Hay algo un poco mágico en la sucesión de las palabras en el ritmo y el respeto con el cual se suceden Francisco Fenton, Francisca Lysionek, Belén Ianuzzi o Iosi Havilio, como si el racconto de decenas de experiencias, compartidas con la lupa puesta en lo inconmensurable que son nuestras sensaciones fuese un ritual de sagrado que hemos olvidado. Sí, seres humanos que se alejan kilómetros y kilómetros y sólo allí donde los caminos pierden su revestimiento, donde el barro brota con sus infinitas manos marrones, estas personas se dejan llevar por el torrente, zambullidas en esa pluralidad de lo vivo que es la palabra.

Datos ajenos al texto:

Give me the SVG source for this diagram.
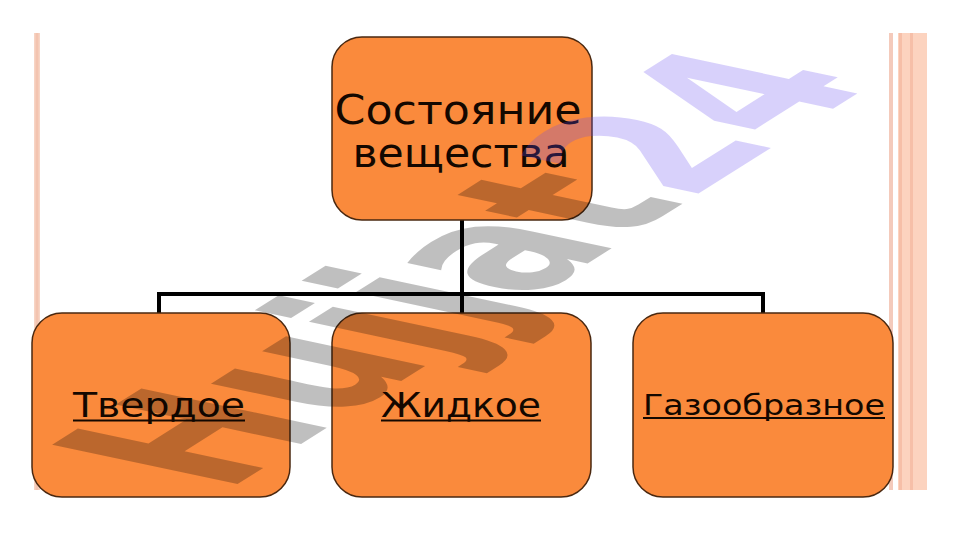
<svg xmlns="http://www.w3.org/2000/svg" width="961" height="540" viewBox="0 0 961 540">
<style>
.box{fill:#fa8a3c;stroke:#4a2810;stroke-width:1.5}
.lbl{font-family:"DejaVu Sans","Noto Sans",sans-serif;fill:#140800}
.conn{stroke:#000;stroke-width:4;fill:none;stroke-linecap:square}
.wm{font-family:"DejaVu Sans","Liberation Sans",sans-serif;font-weight:bold;font-size:100px}
</style>
<rect width="961" height="540" fill="#ffffff"/>
<g id="page-border">
<rect x="34" y="33" width="6" height="457" fill="#f7d4c4"/>
<rect x="35.5" y="33" width="3" height="457" fill="#f3c4b0"/>
<rect x="889" y="33" width="4" height="457" fill="#f4cabb"/>
<rect x="898" y="33" width="29" height="457" fill="#fcd3bf"/>
<rect x="899" y="33" width="3" height="457" fill="#f6bfa8"/>
<rect x="910" y="33" width="3" height="457" fill="#f6bfa8"/>
</g>
<g id="connectors">
<line class="conn" x1="462" y1="220" x2="462" y2="313"/>
<line class="conn" x1="159" y1="294" x2="763" y2="294"/>
<line class="conn" x1="159" y1="294" x2="159" y2="313"/>
<line class="conn" x1="763" y1="294" x2="763" y2="313"/>
</g>
<g id="node-root">
<rect class="box" x="332" y="37" width="260" height="183" rx="30" ry="30"/>
<text class="lbl" x="458" y="124" font-size="40" text-anchor="middle" textLength="247" lengthAdjust="spacingAndGlyphs">Состояние</text>
<text class="lbl" x="461" y="167" font-size="40" text-anchor="middle" textLength="217" lengthAdjust="spacingAndGlyphs">вещества</text>
</g>
<g id="node-solid">
<rect class="box" x="32" y="313" width="258" height="184" rx="30" ry="30"/>
<text class="lbl" x="73" y="417" font-size="33" textLength="172" lengthAdjust="spacingAndGlyphs">Твердое</text>
<rect x="73" y="419.5" width="172" height="2" fill="#140800"/>
</g>
<g id="node-liquid">
<rect class="box" x="332" y="313" width="259" height="184" rx="30" ry="30"/>
<text class="lbl" x="381" y="417" font-size="33" textLength="160" lengthAdjust="spacingAndGlyphs">Жидкое</text>
<rect x="381" y="419.5" width="160" height="2" fill="#140800"/>
</g>
<g id="node-gas">
<rect class="box" x="633" y="313" width="260" height="184" rx="30" ry="30"/>
<text class="lbl" x="643" y="415" font-size="28" textLength="242" lengthAdjust="spacingAndGlyphs">Газообразное</text>
<rect x="643" y="417" width="242" height="2" fill="#140800"/>
</g>
<g id="watermark">
<text class="wm" transform="matrix(1.366,-0.861,2.543,0.541,225,492)"><tspan fill="#000" fill-opacity="0.25">Hujjat</tspan><tspan fill="#6446f0" fill-opacity="0.25">24</tspan></text>
</g>
</svg>
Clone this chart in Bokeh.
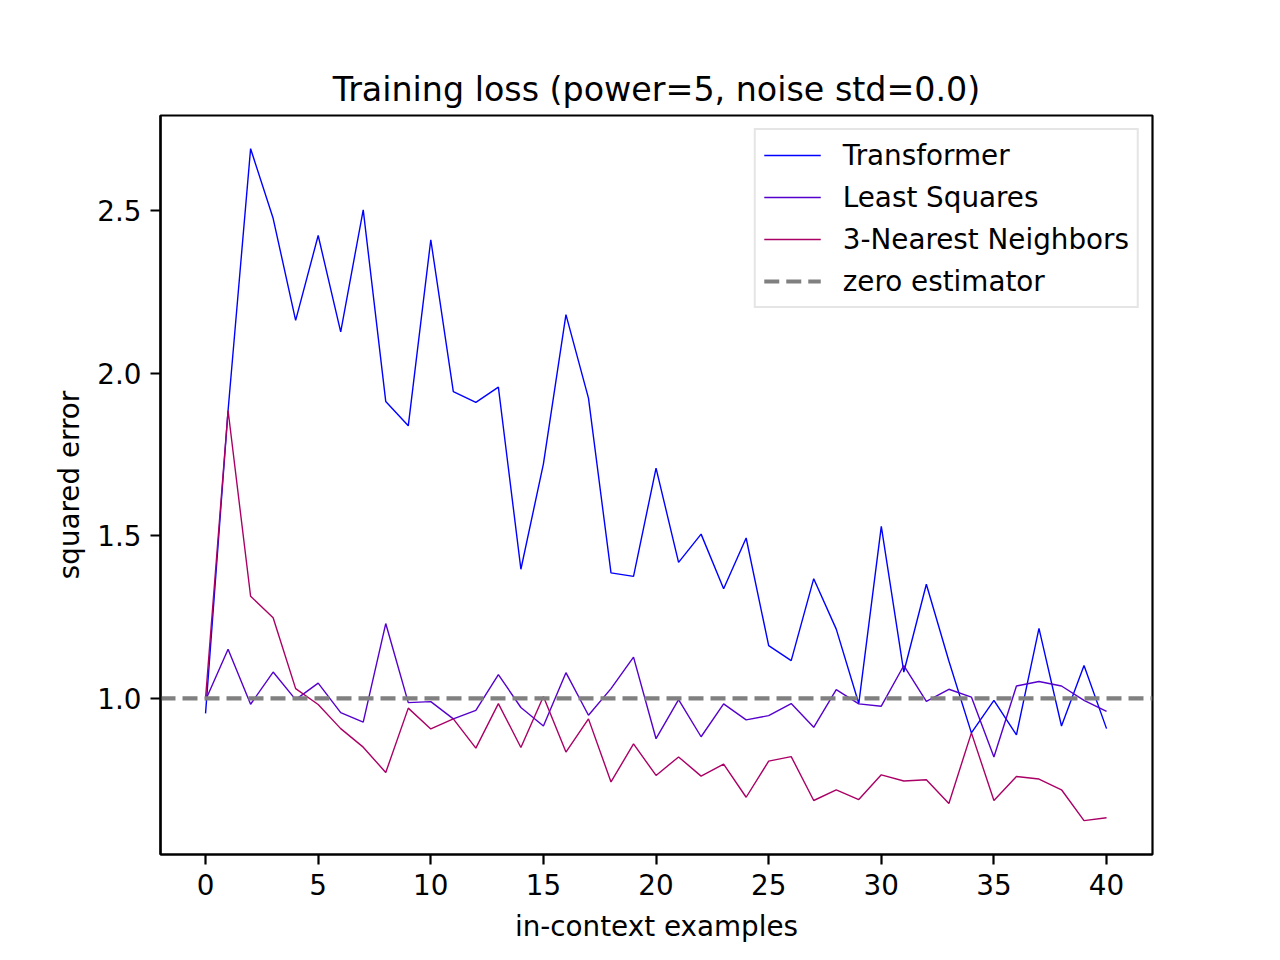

Un poema dedicado a un ex-novio que se volvió al Islam, la percepción de los cambios que traen consigo las estaciones, el enigma escondido en unas canciones de rock que una niña escucha y en las que vuelve a abrevar de grande encontrando allí una clave sentimental, algo me hace reflexionar: por más electrónicos que nos pongamos, seguimos siendo esta barroca acumulación de moléculas que sienten y hacen sentir.
El Festival Rural son las cantidades inmensas de aire alrededor, el temor de los días previos a tener que suspenderlo por la bravura de las lluvias. El Festival Rural son las ganas de dejar todo atrás y encontrarnos con algo nuevo. El festival es como dijo Horacio Fiebelkorn la esperanza de que “las ciudades chicas aprendan a ser libres y las ciudades grandes desaparezcan”. También, la ilusión de que los trenes nos acompañen en ese ir y venir del campo y sobre todo, el encuentro con Daniel o Pedro Argüello, el responsable de la pulpería y un joven rapero de Lobos, respectivamente. Orgullosos habitantes de aquel más allá rural en quienes nos espejamos como hermanos en la búsqueda de la tan ansiada libertad.

Tal vez a la luz de lo dicho quede habilitada una huida certera: encontrar una comunidad de iguales, lograr una relación distinta con el trabajo, con nuestro hábitat y nuestra lengua. Tal vez el viaje de Osvaldo Baigorria y el cálido rally del Festival Rural no deberían ser apreciados como frutos aislados de la curiosidad individual sino como manifestaciones de algo aún más fuerte, de un futuro posible, que se aproxima a nosotrxs.